TASK OBJECTIVE
The listing below is the input. Say how many of its lines contain "this", giving the number alone.

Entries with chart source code
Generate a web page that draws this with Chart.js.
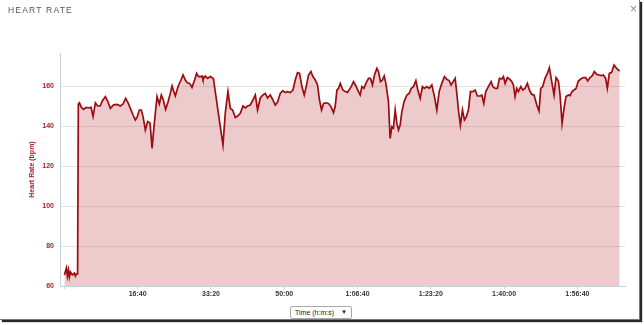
<!DOCTYPE html>
<html>
<head>
<meta charset="utf-8">
<script src="https://cdn.jsdelivr.net/npm/chart.js@4"></script>
<style>
  html, body { margin: 0; padding: 0; background: #fff; }
  #frame {
    position: absolute; left: 0; top: 0; width: 639px; height: 319px;
    background: #fff; border-right: 1px solid #777; border-bottom: 1px solid #777;
    box-shadow: 2px 2px 1px #2a2a2a;
  }
  #chart { position: absolute; left: 0; top: 0; }
  .title {
    position: absolute; left: 8px; top: 5px; font: 8.5px "Liberation Sans", Arial, sans-serif;
    letter-spacing: 1.2px; color: #555;
  }
  .close {
    position: absolute; left: 630px; top: 2px; font: 12px "Liberation Sans", Arial, sans-serif; color: #888;
  }
  .select {
    position: absolute; left: 290px; top: 306px; width: 60px; height: 11px;
    border: 1px solid #aaa; border-radius: 2px; background: #fff;
    font: 7px "Liberation Sans", Arial, sans-serif; color: #222; line-height: 11px;
  }
  .select span { position: absolute; left: 4px; }
  .select b { position: absolute; right: 4px; font-size: 6px; }
</style>
</head>
<body>
<div id="frame"></div>
<canvas id="chart" width="644" height="325"></canvas>
<div class="title">HEART RATE</div>
<div class="close">×</div>
<div class="select"><span>Time (h:m:s)</span><b>▼</b></div>
<script>
// elapsed time in seconds
const times = [0, 27, 41, 55, 68, 82, 109, 136, 150, 164, 180, 190, 205, 232, 263, 296, 331, 364, 391, 423,
  454, 487, 518, 559, 590, 627, 672, 719, 764, 800, 836, 869, 900, 937, 968, 991, 1023, 1050, 1073, 1105,
  1136, 1169, 1196, 1227, 1264, 1295, 1323, 1350, 1381, 1414, 1445, 1469, 1490, 1514, 1537, 1559, 1591, 1619, 1650, 1677,
  1709, 1741, 1777, 1804, 1831, 1855, 1878, 1891, 1923, 1954, 1991, 2028, 2036, 2082, 2127, 2164, 2195, 2232, 2264, 2295,
  2332, 2364, 2400, 2437, 2468, 2500, 2536, 2573, 2605, 2636, 2673, 2709, 2741, 2772, 2809, 2846, 2877, 2909, 2945, 2982,
  3014, 3045, 3082, 3119, 3150, 3181, 3209, 3241, 3273, 3300, 3331, 3364, 3391, 3423, 3454, 3481, 3509, 3536, 3573, 3604,
  3637, 3672, 3695, 3719, 3740, 3764, 3800, 3832, 3863, 3914, 3945, 3978, 4013, 4036, 4060, 4087, 4114, 4150, 4177, 4204,
  4231, 4264, 4286, 4313, 4340, 4364, 4387, 4422, 4445, 4469, 4490, 4514, 4537, 4559, 4582, 4605, 4636, 4673, 4705, 4732,
  4763, 4796, 4823, 4855, 4886, 4914, 4946, 4977, 5014, 5050, 5082, 5114, 5150, 5186, 5218, 5250, 5277, 5305, 5332, 5355,
  5377, 5404, 5432, 5459, 5486, 5513, 5541, 5573, 5605, 5636, 5673, 5696, 5723, 5750, 5786, 5823, 5846, 5877, 5909, 5936,
  5968, 5991, 6014, 6045, 6072, 6105, 6127, 6150, 6173, 6195, 6228, 6255, 6286, 6318, 6345, 6377, 6409, 6446, 6477, 6500,
  6527, 6559, 6591, 6618, 6650, 6682, 6709, 6741, 6764, 6791, 6818, 6845, 6877, 6900, 6927, 6955, 6982, 7013, 7046, 7081,
  7114, 7141, 7173, 7204, 7231, 7264, 7295, 7323, 7354, 7386, 7409, 7436, 7468, 7500, 7527, 7559, 7577];

const heartRate = [65.5, 69, 65, 68, 64.5, 67, 65.5, 66.5, 65, 66, 66, 151, 151.6, 149.3, 148.3, 149.3, 149, 149.3, 144.7, 151.6,
  150, 150, 152.5, 154.7, 152.5, 148.8, 150.6, 150.8, 150, 151, 153.8, 151.6, 148.8, 145.5, 143, 144.3, 148, 148, 144.7, 138,
  142.2, 141.5, 128.8, 141.3, 154.7, 151, 155.5, 153, 148.3, 152, 156.3, 160, 157.5, 155, 158, 160.5, 163, 165.5, 163, 161.6,
  161.3, 159.3, 163, 166.3, 164.7, 164.7, 165, 163.3, 165, 163.8, 164.7, 163.8, 163, 151.3, 139.7, 130.5, 146.3, 157.2, 148.8, 148,
  144.3, 145, 146.3, 150, 149, 150, 150.5, 153, 155.5, 148, 154, 155.5, 156.3, 154, 155.5, 153, 150.5, 152, 156.3, 157.7,
  156.7, 157.2, 156.7, 158, 163, 166.7, 166.3, 159.7, 155.5, 159.7, 165.5, 167.2, 164.7, 163, 160.5, 153, 148, 151.3, 151.6, 151.3,
  149.7, 146.7, 149.7, 158, 158.7, 161.3, 158, 157.2, 156.8, 159.7, 162.2, 160, 157.2, 155.5, 159.7, 158.8, 161.3, 163.8, 163.8, 160.5,
  165.5, 168.8, 167.2, 162.2, 163, 165, 161.3, 152.2, 133.8, 139.7, 139, 148, 141.3, 138, 140.5, 147.2, 152.2, 155.5, 156.3, 158.8,
  159.7, 162.7, 158, 153.8, 159.7, 158.8, 159.7, 158.8, 160.5, 154.7, 148, 157.2, 161.3, 164.7, 163.3, 162.7, 160.5, 162.2, 163.8, 156.3,
  148, 140.5, 148, 143, 144.7, 148, 157.2, 157.2, 158, 155, 155, 155.5, 151.3, 157.2, 159.7, 162.2, 159.7, 158.8, 158.8, 163.8,
  163.5, 164.7, 161.3, 164.2, 163.5, 162.2, 160.5, 154.7, 158.8, 157.2, 159.7, 158, 158.8, 161.3, 158, 155.8, 155.5, 150.5, 147.5, 158.8,
  159.7, 163.8, 166.3, 169.2, 162.2, 155.5, 164.2, 162.5, 155.5, 141.3, 148.8, 154.7, 155.5, 155.2, 157.2, 158, 158.8, 162.5, 163.5, 164.2,
  164.2, 162.5, 164.2, 165.2, 167.2, 165.8, 165.5, 165.2, 165.5, 163.8, 158.8, 166.3, 166.8, 170.5, 169.2, 168, 167.5];

const xTicks = [0, 1000, 2000, 3000, 4000, 5000, 6000, 7000];
const xTickLabels = ['', '16:40', '33:20', '50:00', '1:06:40', '1:23:20', '1:40:00', '1:56:40'];
const yTicks = [60, 80, 100, 120, 140, 160];

const points = times.map((t, i) => ({ x: t, y: heartRate[i] }));

const ctx = document.getElementById('chart').getContext('2d');

new Chart(ctx, {
    type: 'line',
    data: {
        datasets: [{
            label: 'Heart Rate',
            data: points,
            borderColor: '#9c0c10',
            borderWidth: 1.7,
            backgroundColor: 'rgba(175, 20, 25, 0.22)',
            fill: 'start',
            pointRadius: 0,
            tension: 0
        }]
    },
    options: {
        responsive: false,
        animation: false,
        layout: {
            padding: { top: 53, right: 19, bottom: 0, left: 0 }
        },
        scales: {
            x: {
                type: 'linear',
                min: -60,
                max: 7650,
                afterBuildTicks: scale => { scale.ticks = xTicks.map(v => ({ value: v })); },
                afterFit: scale => { scale.height = 39; },
                border: { color: '#c4d2e2', width: 1 },
                grid: { drawOnChartArea: false, drawTicks: true, tickLength: 3, color: '#c4d2e2' },
                ticks: {
                    padding: 1,
                    maxRotation: 0,
                    autoSkip: false,
                    color: '#333',
                    font: { family: 'Liberation Sans', size: 7, weight: 'bold' },
                    callback: value => xTickLabels[xTicks.indexOf(value)]
                }
            },
            y: {
                min: 60,
                max: 176.5,
                afterBuildTicks: scale => { scale.ticks = yTicks.map(v => ({ value: v })); },
                afterFit: scale => { scale.width = 60; },
                border: { color: '#c4d2e2', width: 1 },
                grid: { color: '#e4e4e4', drawTicks: false },
                ticks: {
                    padding: 6,
                    color: '#a8222a',
                    font: { family: 'Liberation Sans', size: 7, weight: 'bold' }
                },
                title: {
                    display: true,
                    text: 'Heart Rate (bpm)',
                    color: '#a8222a',
                    padding: { top: 28, bottom: 0 },
                    font: { family: 'Liberation Sans', size: 7, weight: 'bold' }
                }
            }
        },
        plugins: {
            legend: { display: false },
            tooltip: { enabled: false }
        }
    }
});
</script>
</body>
</html>
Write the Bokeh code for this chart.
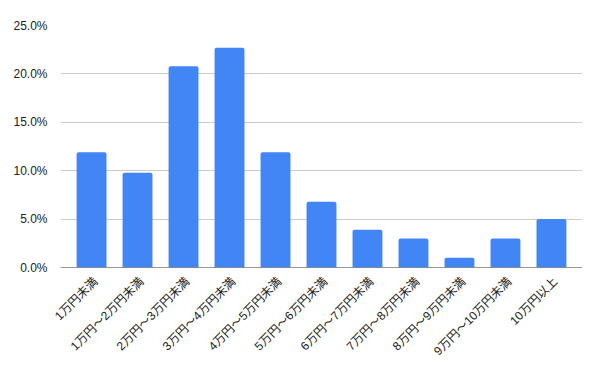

WORKED ANSWER
2